Peer-to-peer (P2P) lending has experienced significant growth in recent years, driven by technological advancements, a desire for alternative investment opportunities, and an increasing demand for accessible credit. This innovative lending model connects borrowers and lenders directly, bypassing traditional financial institutions and offering more competitive interest rates for both parties. What’s the future of P2P lending though? Before turning to our crystal balls, it is crucial to understand the trends that will shape this evolving industry, ensuring that platform operators, investors, and borrowers alike are prepared to navigate the challenges and opportunities that lie ahead.

To cut to the chase without further ado: We know that artificial intelligence (AI) and machine learning are poised to play an increasingly important role in the P2P lending landscape. By leveraging these technologies, financing platforms can improve their risk assessment and underwriting processes, leading to more accurate credit scoring and reduced default rates.

Moreover, AI-powered algorithms can analyze vast amounts of data, including borrowers’ credit histories, social media profiles, and other alternative data sources, to generate more accurate risk profiles. This will result in better-informed lending decisions, which is beneficial for both investors and borrowers.

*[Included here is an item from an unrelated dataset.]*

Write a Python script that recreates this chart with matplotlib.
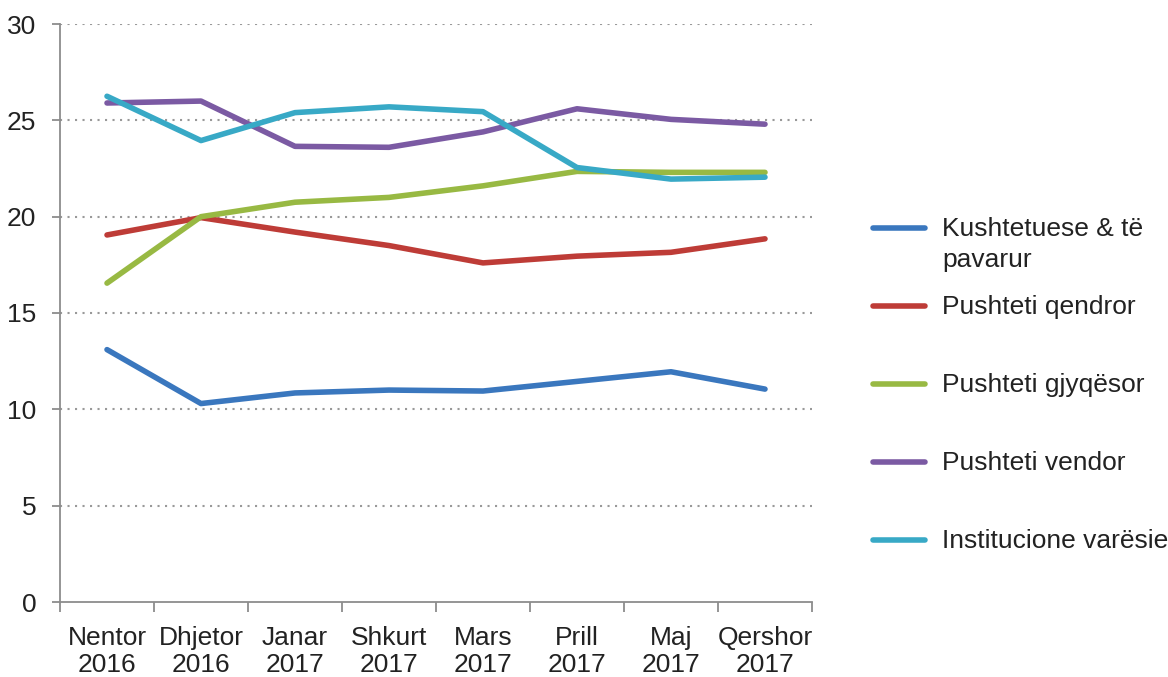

Furthermore, machine learning can also help P2P platforms optimize their pricing strategies, ensuring that interest rates accurately reflect the risk associated with each loan. These advancements will change the way that lenders operate and manage risk.

Beyond this, it also bears reminding that blockchain technology and smart contracts have the potential to upend the entire lending industry, offering enhanced security, transparency, and efficiency. By utilizing blockchain technology, service providers can create a decentralized and tamper-proof ledger of transactions, ensuring that all parties have access to accurate and up-to-date information.

Smart contracts, which are self-executing contracts with the terms of the agreement directly written into code, will also help automate the lending process and reduce the need for intermediaries. This will not only streamline the lending process but also reduce the risk of fraud and human error.

Naturally though, as I point out to keynote speaking audiences, the P2P lending industry has experienced rapid growth in recent years, attracting the attention of regulators worldwide. As a result, bank on spotting increased regulatory scrutiny and the implementation of new rules designed to protect investors and borrowers in the weeks to come.

These regulatory changes could mean the introduction of stricter licensing requirements for peer-to-peer platforms, enhanced disclosure requirements for investors, and the implementation of caps on investment amounts to limit the potential risks associated with online lending.

To navigate these regulatory changes, industry pros must invest in robust compliance frameworks and remain agile in their approach to regulatory compliance. By proactively addressing these regulatory challenges, they can build trust with investors and borrowers and ensure the long-term sustainability of their businesses.

On an international front, as P2P lending gains traction globally, we’ll also gain increased opportunities for cross-border lending. This will enable investors to diversify their portfolios by investing in loans from borrowers in different countries, thereby spreading their risk across multiple markets.

However, cross-border lending also presents unique challenges, such as currency fluctuations, regulatory differences, and cultural barriers. To overcome these challenges, P2P platforms are going to develop innovative solutions and forge strategic partnerships with local players in target markets.